How are the dishes any worse than when Twilight was just a unicorn? Ugh, don’t tell me Spike is forced to do all the dishes for every gathering. That’s harsh.

The biggest inside joke of this episode is that it reveals that background ponies don’t just look the same; they are the same. One of the generic background ponies used in the pilot episode was Lyra Heartstrings, but she later popped up in Ponyville. As a result, the plot was changed that Lyra also moved to Ponyville. Unfortunately, after “Slice of Life”, she doesn’t show up in this episode. (Probably would insist on bringing Bon Bon…)

This is the first time the background pony names Minuette, Twinkleshine, Lemon Hearts, and Lyra Heartstrings have been mentioned aloud. I thought it was a nice touch that the background ponies actually end up being the characters. While later in the series they would have created OCs for all of Twilight’s former classmates, when the pilot debuted they just used any old background pony they had on hand, and I like that they rolled with that.
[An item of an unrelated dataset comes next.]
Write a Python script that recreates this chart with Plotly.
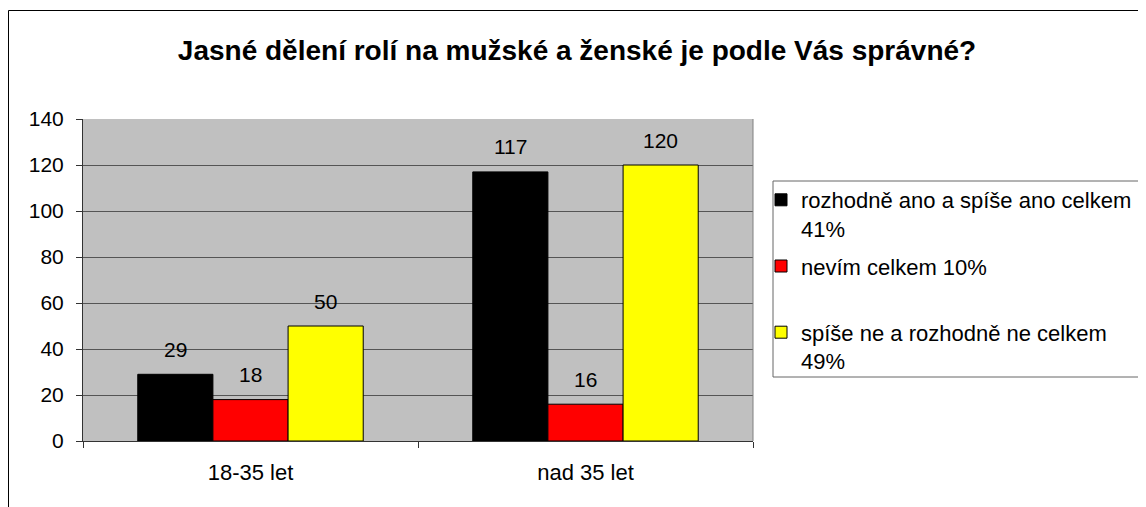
import plotly.graph_objects as go

title_text = "Jasné dělení rolí na mužské a ženské je podle Vás správné?"
categories = ["18-35 let", "nad 35 let"]
series_names = [
    "rozhodně ano a spíše ano celkem<br>41%",
    "nevím celkem 10%<br> ",
    "spíše ne a rozhodně ne celkem<br>49%",
]
series_values = [
    [29, 117],
    [18, 16],
    [50, 120],
]
series_colors = ["#000000", "#ff0000", "#ffff00"]
y_ticks = [0, 20, 40, 60, 80, 100, 120, 140]

FONT = "Liberation Sans, Arial, sans-serif"
W, H = 1146, 507
OFF = 8  # page body margin
L, R, T, B = 75, 401, 111, 74
pw, ph = W - L - R, H - T - B
bargap = 0.327
n = len(series_values)
bw = (1 - bargap) / n


def px_x(x):
    return (x - OFF - L) / pw


def px_y(y):
    return (H - B - (y - OFF)) / ph


fig = go.Figure()
for i, (name, vals, col) in enumerate(zip(series_names, series_values, series_colors)):
    fig.add_trace(go.Bar(
        x=categories, y=vals, name=name,
        marker=dict(color=col, line=dict(color="#000000", width=1)),
        legendgroup=f"g{i}",
    ))

annotations = []
for i, vals in enumerate(series_values):
    for j, v in enumerate(vals):
        annotations.append(dict(
            x=j + (i - (n - 1) / 2) * bw, y=v, xref="x", yref="y",
            text=str(v), showarrow=False, yanchor="middle", yshift=25,
            font=dict(family=FONT, size=21, color="#000000"),
        ))

shapes = [
    dict(type="rect", xref="paper", yref="paper",
         x0=px_x(8.5), x1=px_x(1170), y0=px_y(530), y1=px_y(10.5),
         line=dict(color="#000000", width=1), fillcolor="rgba(0,0,0,0)", layer="above"),
    dict(type="rect", xref="paper", yref="paper",
         x0=px_x(773), x1=px_x(1145.5), y0=px_y(377), y1=px_y(181),
         line=dict(color="#666666", width=1), fillcolor="rgba(0,0,0,0)", layer="above"),
    dict(type="line", xref="paper", yref="paper", x0=1, x1=1, y0=0, y1=1,
         line=dict(color="#808080", width=1)),
]

fig.update_layout(
    width=W, height=H,
    margin=dict(l=L, r=R, t=T, b=B, pad=0),
    paper_bgcolor="#ffffff", plot_bgcolor="#c0c0c0",
    barmode="group", bargap=bargap, bargroupgap=0,
    title=dict(text=f"<b>{title_text}</b>", xref="container", yref="container",
               x=(577 - OFF) / W, xanchor="center",
               y=1 - (50 - OFF) / H, yanchor="middle",
               font=dict(family=FONT, size=28, color="#000000")),
    font=dict(family=FONT, size=21, color="#000000"),
    showlegend=True,
    legend=dict(x=px_x(761), y=px_y(179), xanchor="left", yanchor="top",
                bgcolor="rgba(0,0,0,0)", borderwidth=0, valign="top",
                tracegroupgap=6, traceorder="grouped",
                font=dict(family=FONT, size=22, color="#000000")),
    annotations=annotations,
    shapes=shapes,
    xaxis=dict(type="category", showgrid=False, tickson="boundaries",
               ticks="outside", ticklen=6, tickcolor="#333333", tickwidth=1,
               showline=True, linecolor="#333333", linewidth=1,
               ticklabelstandoff=12, fixedrange=True,
               tickfont=dict(family=FONT, size=22, color="#000000")),
    yaxis=dict(range=[0, 140], tickvals=y_ticks, ticks="outside", ticklen=6,
               tickcolor="#333333", showgrid=True, gridcolor="#555555", gridwidth=1,
               showline=True, linecolor="#333333", linewidth=1, mirror=False,
               zeroline=False, ticklabelstandoff=8, fixedrange=True,
               tickfont=dict(family=FONT, size=21, color="#000000")),
)

fig.write_html("out.html")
Kazumi Evans, best known in the series as Adagio Dazzle and the singing voice of Rarity, provides the voice of Moondancer.

Moondancer is the fourth G1 character to make it into “My Little Pony: Friendship is Magic”. Aside from her color scheme, glasses, big sweater, Cutie Mark, and her tendency to tie up her mane, it was noted by fans that she’s nothing more than a palette swap of Twilight Sparkle. This is intentional; Twilight Sparkle was supposed to be something of a “reincarnation” of Moondancer from the original series when created by Lauren Faust. So as a hidden double meaning, she also represents how Twilight would have ended up if she hadn’t been sent to Ponyville. The only physical difference is Moondancer has thick eyebrows. 😛

The flashback with Twilight avoiding the party is straight from Season One, Episode One.

This is one of two episodes in which Starlight Glimmer was spying on Twilight Sparkle. In the restaurant, she’s sitting at the table to the left of theirs hiding behind a menu.

Pinkie Pie’s propeller tail is similar to Tails in the “Sonic the Hedgehog” franchise.